WORK TO COMPLETE ▸
Write out the material again exactly, please, and omit the pictures.

INFORMATION SUPPLIED ▸
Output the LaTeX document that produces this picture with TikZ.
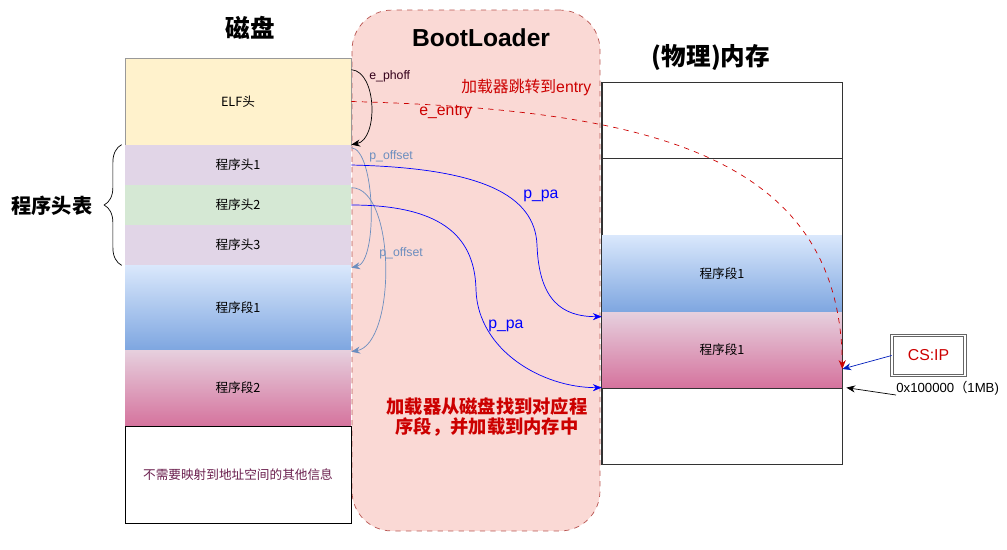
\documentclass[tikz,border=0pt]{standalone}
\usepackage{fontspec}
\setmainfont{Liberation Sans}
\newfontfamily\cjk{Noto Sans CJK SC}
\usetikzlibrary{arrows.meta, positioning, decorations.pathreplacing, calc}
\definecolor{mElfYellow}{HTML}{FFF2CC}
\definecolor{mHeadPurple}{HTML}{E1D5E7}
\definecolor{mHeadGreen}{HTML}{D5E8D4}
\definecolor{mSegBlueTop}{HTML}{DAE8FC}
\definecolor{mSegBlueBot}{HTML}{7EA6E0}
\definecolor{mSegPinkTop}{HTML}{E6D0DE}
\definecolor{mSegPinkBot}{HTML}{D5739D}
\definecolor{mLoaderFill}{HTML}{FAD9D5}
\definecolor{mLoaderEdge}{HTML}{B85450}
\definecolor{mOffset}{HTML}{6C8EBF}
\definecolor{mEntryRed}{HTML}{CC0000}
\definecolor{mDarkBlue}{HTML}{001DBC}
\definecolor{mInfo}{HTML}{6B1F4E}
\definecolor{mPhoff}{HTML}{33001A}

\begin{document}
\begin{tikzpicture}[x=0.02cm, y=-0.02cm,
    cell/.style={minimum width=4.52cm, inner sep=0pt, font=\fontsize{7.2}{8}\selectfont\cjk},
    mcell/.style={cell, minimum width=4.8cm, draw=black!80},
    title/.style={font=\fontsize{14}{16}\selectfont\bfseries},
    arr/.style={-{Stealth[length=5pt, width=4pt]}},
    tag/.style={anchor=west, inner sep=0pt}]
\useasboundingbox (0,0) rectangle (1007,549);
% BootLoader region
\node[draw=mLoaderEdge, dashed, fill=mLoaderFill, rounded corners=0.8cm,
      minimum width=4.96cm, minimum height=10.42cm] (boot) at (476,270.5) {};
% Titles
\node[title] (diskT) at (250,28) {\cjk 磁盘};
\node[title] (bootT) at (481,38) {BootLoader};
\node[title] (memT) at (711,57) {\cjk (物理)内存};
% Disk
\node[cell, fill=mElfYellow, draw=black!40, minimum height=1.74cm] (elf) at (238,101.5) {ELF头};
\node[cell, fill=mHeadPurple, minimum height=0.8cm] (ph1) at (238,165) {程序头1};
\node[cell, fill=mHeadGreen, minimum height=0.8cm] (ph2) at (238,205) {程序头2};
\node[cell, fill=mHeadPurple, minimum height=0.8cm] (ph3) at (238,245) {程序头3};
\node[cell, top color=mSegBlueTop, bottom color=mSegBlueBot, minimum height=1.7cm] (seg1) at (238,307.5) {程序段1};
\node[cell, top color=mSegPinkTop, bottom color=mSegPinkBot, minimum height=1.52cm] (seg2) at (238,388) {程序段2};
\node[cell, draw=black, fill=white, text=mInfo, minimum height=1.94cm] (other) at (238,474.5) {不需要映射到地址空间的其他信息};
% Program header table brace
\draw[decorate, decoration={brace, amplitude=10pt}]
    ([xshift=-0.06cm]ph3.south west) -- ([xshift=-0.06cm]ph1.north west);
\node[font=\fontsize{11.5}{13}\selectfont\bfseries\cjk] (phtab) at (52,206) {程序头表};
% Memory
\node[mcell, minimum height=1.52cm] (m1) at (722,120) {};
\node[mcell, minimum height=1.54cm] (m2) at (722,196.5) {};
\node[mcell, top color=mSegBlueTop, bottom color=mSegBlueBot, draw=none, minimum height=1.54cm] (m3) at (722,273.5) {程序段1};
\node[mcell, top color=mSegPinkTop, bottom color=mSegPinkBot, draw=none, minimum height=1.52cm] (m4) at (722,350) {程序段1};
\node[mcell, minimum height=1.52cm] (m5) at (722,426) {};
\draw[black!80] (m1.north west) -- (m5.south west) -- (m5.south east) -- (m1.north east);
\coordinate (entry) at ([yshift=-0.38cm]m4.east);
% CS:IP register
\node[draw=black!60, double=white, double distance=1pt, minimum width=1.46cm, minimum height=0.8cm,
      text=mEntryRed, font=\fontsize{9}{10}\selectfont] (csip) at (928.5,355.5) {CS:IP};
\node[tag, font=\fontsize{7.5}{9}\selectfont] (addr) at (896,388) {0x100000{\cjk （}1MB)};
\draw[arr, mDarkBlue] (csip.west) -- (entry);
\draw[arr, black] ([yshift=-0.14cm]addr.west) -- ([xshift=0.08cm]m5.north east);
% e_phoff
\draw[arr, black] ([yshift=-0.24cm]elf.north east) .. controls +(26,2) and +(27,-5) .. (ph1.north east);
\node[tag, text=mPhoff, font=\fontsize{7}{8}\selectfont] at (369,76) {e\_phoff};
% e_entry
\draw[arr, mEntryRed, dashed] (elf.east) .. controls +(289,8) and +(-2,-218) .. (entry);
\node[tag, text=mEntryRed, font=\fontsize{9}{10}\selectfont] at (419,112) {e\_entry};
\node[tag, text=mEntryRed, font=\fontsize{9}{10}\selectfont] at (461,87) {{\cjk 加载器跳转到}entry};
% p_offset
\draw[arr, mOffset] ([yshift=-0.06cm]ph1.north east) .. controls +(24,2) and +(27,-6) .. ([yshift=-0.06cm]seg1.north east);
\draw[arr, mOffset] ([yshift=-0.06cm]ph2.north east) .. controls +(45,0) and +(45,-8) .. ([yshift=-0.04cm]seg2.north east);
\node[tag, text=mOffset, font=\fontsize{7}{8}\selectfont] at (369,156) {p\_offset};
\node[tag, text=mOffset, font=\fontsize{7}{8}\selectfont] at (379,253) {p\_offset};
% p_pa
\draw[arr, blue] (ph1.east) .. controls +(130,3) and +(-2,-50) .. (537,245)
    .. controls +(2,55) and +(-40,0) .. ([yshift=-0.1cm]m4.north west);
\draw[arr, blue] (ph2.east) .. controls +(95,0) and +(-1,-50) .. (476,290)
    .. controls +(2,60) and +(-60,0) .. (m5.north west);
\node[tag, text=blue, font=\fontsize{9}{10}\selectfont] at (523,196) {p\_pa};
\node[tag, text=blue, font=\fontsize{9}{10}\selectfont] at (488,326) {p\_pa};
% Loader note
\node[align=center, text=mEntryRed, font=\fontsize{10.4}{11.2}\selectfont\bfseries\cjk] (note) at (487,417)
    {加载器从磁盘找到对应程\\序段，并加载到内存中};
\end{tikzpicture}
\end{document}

RESPONSE TO THE EXERCISE ▸
Output the LaTeX document that produces this picture with TikZ.
\documentclass[tikz,border=0pt]{standalone}
\usepackage{fontspec}
\setmainfont{Liberation Sans}
\newfontfamily\cjk{Noto Sans CJK SC}
\usetikzlibrary{arrows.meta, positioning, decorations.pathreplacing, calc}
\definecolor{mElfYellow}{HTML}{FFF2CC}
\definecolor{mHeadPurple}{HTML}{E1D5E7}
\definecolor{mHeadGreen}{HTML}{D5E8D4}
\definecolor{mSegBlueTop}{HTML}{DAE8FC}
\definecolor{mSegBlueBot}{HTML}{7EA6E0}
\definecolor{mSegPinkTop}{HTML}{E6D0DE}
\definecolor{mSegPinkBot}{HTML}{D5739D}
\definecolor{mLoaderFill}{HTML}{FAD9D5}
\definecolor{mLoaderEdge}{HTML}{B85450}
\definecolor{mOffset}{HTML}{6C8EBF}
\definecolor{mEntryRed}{HTML}{CC0000}
\definecolor{mDarkBlue}{HTML}{001DBC}
\definecolor{mInfo}{HTML}{6B1F4E}
\definecolor{mPhoff}{HTML}{33001A}

\begin{document}
\begin{tikzpicture}[x=0.02cm, y=-0.02cm,
    cell/.style={minimum width=4.52cm, inner sep=0pt, font=\fontsize{7.2}{8}\selectfont\cjk},
    mcell/.style={cell, minimum width=4.8cm, draw=black!80},
    title/.style={font=\fontsize{14}{16}\selectfont\bfseries},
    arr/.style={-{Stealth[length=5pt, width=4pt]}},
    tag/.style={anchor=west, inner sep=0pt}]
\useasboundingbox (0,0) rectangle (1007,549);
% BootLoader region
\node[draw=mLoaderEdge, dashed, fill=mLoaderFill, rounded corners=0.8cm,
      minimum width=4.96cm, minimum height=10.42cm] (boot) at (476,270.5) {};
% Titles
\node[title] (diskT) at (250,28) {\cjk 磁盘};
\node[title] (bootT) at (481,38) {BootLoader};
\node[title] (memT) at (711,57) {\cjk (物理)内存};
% Disk
\node[cell, fill=mElfYellow, draw=black!40, minimum height=1.74cm] (elf) at (238,101.5) {ELF头};
\node[cell, fill=mHeadPurple, minimum height=0.8cm] (ph1) at (238,165) {程序头1};
\node[cell, fill=mHeadGreen, minimum height=0.8cm] (ph2) at (238,205) {程序头2};
\node[cell, fill=mHeadPurple, minimum height=0.8cm] (ph3) at (238,245) {程序头3};
\node[cell, top color=mSegBlueTop, bottom color=mSegBlueBot, minimum height=1.7cm] (seg1) at (238,307.5) {程序段1};
\node[cell, top color=mSegPinkTop, bottom color=mSegPinkBot, minimum height=1.52cm] (seg2) at (238,388) {程序段2};
\node[cell, draw=black, fill=white, text=mInfo, minimum height=1.94cm] (other) at (238,474.5) {不需要映射到地址空间的其他信息};
% Program header table brace
\draw[decorate, decoration={brace, amplitude=10pt}]
    ([xshift=-0.06cm]ph3.south west) -- ([xshift=-0.06cm]ph1.north west);
\node[font=\fontsize{11.5}{13}\selectfont\bfseries\cjk] (phtab) at (52,206) {程序头表};
% Memory
\node[mcell, minimum height=1.52cm] (m1) at (722,120) {};
\node[mcell, minimum height=1.54cm] (m2) at (722,196.5) {};
\node[mcell, top color=mSegBlueTop, bottom color=mSegBlueBot, draw=none, minimum height=1.54cm] (m3) at (722,273.5) {程序段1};
\node[mcell, top color=mSegPinkTop, bottom color=mSegPinkBot, draw=none, minimum height=1.52cm] (m4) at (722,350) {程序段1};
\node[mcell, minimum height=1.52cm] (m5) at (722,426) {};
\draw[black!80] (m1.north west) -- (m5.south west) -- (m5.south east) -- (m1.north east);
\coordinate (entry) at ([yshift=-0.38cm]m4.east);
% CS:IP register
\node[draw=black!60, double=white, double distance=1pt, minimum width=1.46cm, minimum height=0.8cm,
      text=mEntryRed, font=\fontsize{9}{10}\selectfont] (csip) at (928.5,355.5) {CS:IP};
\node[tag, font=\fontsize{7.5}{9}\selectfont] (addr) at (896,388) {0x100000{\cjk （}1MB)};
\draw[arr, mDarkBlue] (csip.west) -- (entry);
\draw[arr, black] ([yshift=-0.14cm]addr.west) -- ([xshift=0.08cm]m5.north east);
% e_phoff
\draw[arr, black] ([yshift=-0.24cm]elf.north east) .. controls +(26,2) and +(27,-5) .. (ph1.north east);
\node[tag, text=mPhoff, font=\fontsize{7}{8}\selectfont] at (369,76) {e\_phoff};
% e_entry
\draw[arr, mEntryRed, dashed] (elf.east) .. controls +(289,8) and +(-2,-218) .. (entry);
\node[tag, text=mEntryRed, font=\fontsize{9}{10}\selectfont] at (419,112) {e\_entry};
\node[tag, text=mEntryRed, font=\fontsize{9}{10}\selectfont] at (461,87) {{\cjk 加载器跳转到}entry};
% p_offset
\draw[arr, mOffset] ([yshift=-0.06cm]ph1.north east) .. controls +(24,2) and +(27,-6) .. ([yshift=-0.06cm]seg1.north east);
\draw[arr, mOffset] ([yshift=-0.06cm]ph2.north east) .. controls +(45,0) and +(45,-8) .. ([yshift=-0.04cm]seg2.north east);
\node[tag, text=mOffset, font=\fontsize{7}{8}\selectfont] at (369,156) {p\_offset};
\node[tag, text=mOffset, font=\fontsize{7}{8}\selectfont] at (379,253) {p\_offset};
% p_pa
\draw[arr, blue] (ph1.east) .. controls +(130,3) and +(-2,-50) .. (537,245)
    .. controls +(2,55) and +(-40,0) .. ([yshift=-0.1cm]m4.north west);
\draw[arr, blue] (ph2.east) .. controls +(95,0) and +(-1,-50) .. (476,290)
    .. controls +(2,60) and +(-60,0) .. (m5.north west);
\node[tag, text=blue, font=\fontsize{9}{10}\selectfont] at (523,196) {p\_pa};
\node[tag, text=blue, font=\fontsize{9}{10}\selectfont] at (488,326) {p\_pa};
% Loader note
\node[align=center, text=mEntryRed, font=\fontsize{10.4}{11.2}\selectfont\bfseries\cjk] (note) at (487,417)
    {加载器从磁盘找到对应程\\序段，并加载到内存中};
\end{tikzpicture}
\end{document}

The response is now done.